I mentally cringe at the thought of my mother or little sister finding me, I wonder what they are doing right now, what they are thinking or feeling?
-VOICE-
They must be so ashamed of you right now, they must really hate you more than ever because for 1 they have to bear the constant questioning about your stupid suicide attempt.
B-b-but you told me to kill myself, you told me that everyone hates me and that I should do everyone a favour and kill myself!
-VOICE-
Bitch please, I'm only just a figment of imagination in your pathetic little shitty mind so shut the fuck up!
I'm only voicing out your true feelings and thoughts so don't blame the things that you feel or think on me, because I only fucking voice them out!
My mind went blank. I suddenly felt cold and empty. I can't feel anything except for the numbness that seems to creep through my whole body. I hear someone laugh and I can feel something wet coming from my eyes and gliding down my cheek. It seems like I'm in shock but I hear something it's someone chuckling... Wait I know that voice and it seems that the chuckling increased into hysterical laughing... It was my voice that is laughing like a mentally ill person, it sounds so broken, and the only thing that I notice is how the nurses and a doctor bursting through the door, one holding a needle with some clear liquid substance in it. The nurses held me tight and the doctor plunged the needle in my arm and pushed in the clear substance. I stopped laughing like mad and my eyes slowly starting to drop and as I look at the open door I see how my mother and sister looking worried and scared at the same time.
I woke up again and I noticed how my arms and legs were tied on the bed and my mother laying half on the bed and the other in the chair besides the bed sleeping. I tried to say something but my neck felt dry, but my voice came out raspy. I felt my mother steer and rubbing her eyes and yawning at the same time, as her eyes open she looked at me with sad eyes.
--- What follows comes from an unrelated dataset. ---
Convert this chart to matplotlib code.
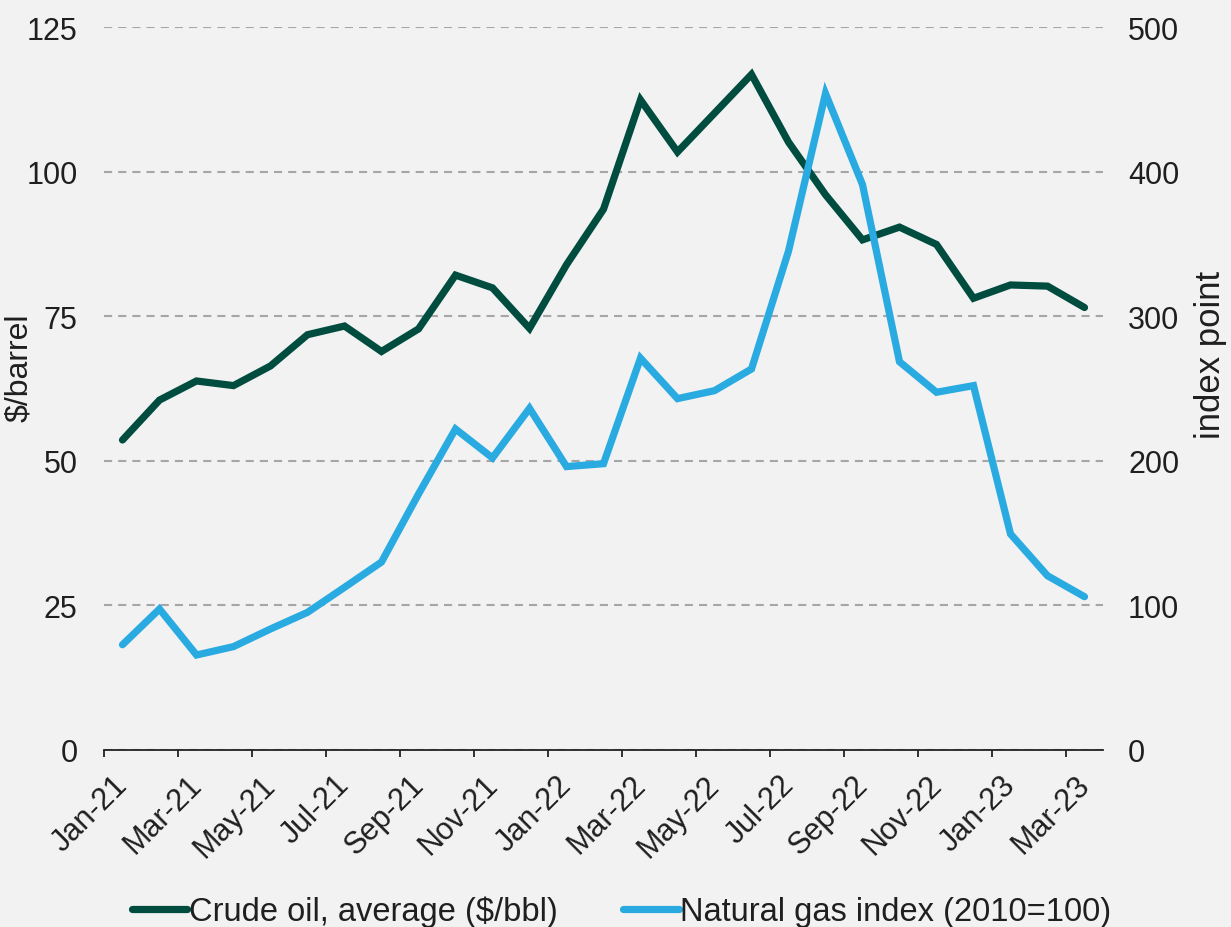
import matplotlib
matplotlib.use("Agg")
import matplotlib.pyplot as plt
import matplotlib.transforms as mtransforms
import numpy as np

months = ["Jan-21", "Feb-21", "Mar-21", "Apr-21", "May-21", "Jun-21", "Jul-21", "Aug-21",
          "Sep-21", "Oct-21", "Nov-21", "Dec-21", "Jan-22", "Feb-22", "Mar-22", "Apr-22",
          "May-22", "Jun-22", "Jul-22", "Aug-22", "Sep-22", "Oct-22", "Nov-22", "Dec-22",
          "Jan-23", "Feb-23", "Mar-23"]

crude_oil = [53.6, 60.5, 63.8, 63.0, 66.4, 71.8, 73.3, 68.9, 72.8, 82.1, 79.9, 72.9,
             83.9, 93.5, 112.4, 103.4, 110.1, 116.8, 105.1, 96.0, 88.2, 90.4, 87.4, 78.1,
             80.4, 80.2, 76.5]

natural_gas = [72.8, 97.5, 65.7, 71.5, 83.7, 95.2, 112.5, 130.0, 177.0, 222.0, 202.0, 236.3,
               196.0, 198.0, 271.0, 243.0, 248.5, 263.5, 345.0, 454.0, 391.0, 268.5, 247.4, 252.0,
               149.4, 120.5, 106.0]

left_ticks = [0, 25, 50, 75, 100, 125]
right_ticks = [0, 100, 200, 300, 400, 500]

plt.rcParams['font.family'] = ['Liberation Sans', 'DejaVu Sans']
TXT = '#1f1f1f'
BG = '#f2f2f2'
OIL = '#004d40'
GAS = '#29abe2'

fig = plt.figure(figsize=(12.31, 9.28), dpi=100, facecolor=BG)
ax = fig.add_axes([104/1231, 1-751/928, (1103-104)/1231, (751-28)/928])
ax.set_facecolor(BG)
ax2 = ax.twinx()

x = np.arange(len(months))
ax.plot(x, crude_oil, color=OIL, lw=5.2, solid_capstyle='round', solid_joinstyle='miter',
        label='Crude oil, average ($/bbl)', zorder=3)
ax2.plot(x, natural_gas, color=GAS, lw=5.2, solid_capstyle='round', solid_joinstyle='miter',
         label='Natural gas index (2010=100)', zorder=3)

ax.set_xlim(-0.5, len(months) - 0.5)
ax.set_ylim(0, 125)
ax2.set_ylim(0, 500)

ax.set_yticks(left_ticks)
ax2.set_yticks(right_ticks)
ax.yaxis.grid(True, color='#a6a6a6', lw=1.5, linestyle=(0, (3.9, 2.9)))
ax.set_axisbelow(True)

for a in (ax, ax2):
    for s in ['top', 'left', 'right', 'bottom']:
        a.spines[s].set_visible(False)
ax.spines['bottom'].set_visible(True)
ax.spines['bottom'].set_color('#222222')
ax.spines['bottom'].set_linewidth(1.3)

ax.tick_params(axis='y', length=0, pad=19, labelsize=22, labelcolor=TXT)
ax2.tick_params(axis='y', length=0, pad=18, labelsize=22, labelcolor=TXT)

ax.set_xticks(x[::2])
ax.set_xticklabels(months[::2], rotation=45, ha='right', va='top',
                   rotation_mode='anchor', fontsize=22, color=TXT)
ax.set_xticks(np.arange(-0.5, len(months) - 0.5, 2), minor=True)
ax.tick_params(axis='x', which='major', length=0, pad=14)
ax.tick_params(axis='x', which='minor', length=5, width=1.3, color='#222222', direction='out')
shift = mtransforms.ScaledTranslation(-0.10, 0, fig.dpi_scale_trans)
for lbl in ax.get_xticklabels():
    lbl.set_transform(lbl.get_transform() + shift)

ax.set_ylabel('$/barrel', fontsize=23, color=TXT, va='center')
ax.yaxis.set_label_coords(-0.085, 0.53)
ax2.set_ylabel('index point', fontsize=25, color=TXT, va='center')
ax2.yaxis.set_label_coords(1.1076, 0.548)

h1, l1 = ax.get_legend_handles_labels()
h2, l2 = ax2.get_legend_handles_labels()
leg = fig.legend(h1 + h2, l1 + l2, loc='center', bbox_to_anchor=(0.505, 0.017), ncol=2,
                 frameon=False, fontsize=23.5, handlelength=1.7, handletextpad=0.05,
                 columnspacing=2.0, labelcolor=TXT)

fig.savefig('out.png', dpi=100, facecolor=BG)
She notices how I'm struggling with voicing out my thoughts so she took the water bottle and held it to my mouth gently so I could drink from it.
"What happened? Why am I tied down?" I asked.
"Honey, well... You had a mental break down, well that is what the doctor told me... I have decided that... I'm going to send you to place that the doctor recommended me , so you can take a break and maybe Get better?" I could hear her say.
I could only stare at her with shock, what the fuck happened? I couldn't believe her, my own mom is going to send me to a mental asylum, well ok she didn't say that but I know what she meant by the words, where I could take a break to get better.
I'm not crazy, well I know that I'm maybe a bit weird but I defiantly am not crazy!
The doctor came in and I could hear him talk to my mom that the transportation was ready to take me away and the only thing I saw my mother do was nod and she looked at me one last time and walked slowly out of the room not sparing me one last glance. My eyes went wide and alert and I start to shout, scream and thrash around. Screaming for help but nobody even spared me a glance, my eyes started to tear and I could feel how a tear slowly left my eye.
Help please, anyone please help... I don't want to go there. Please!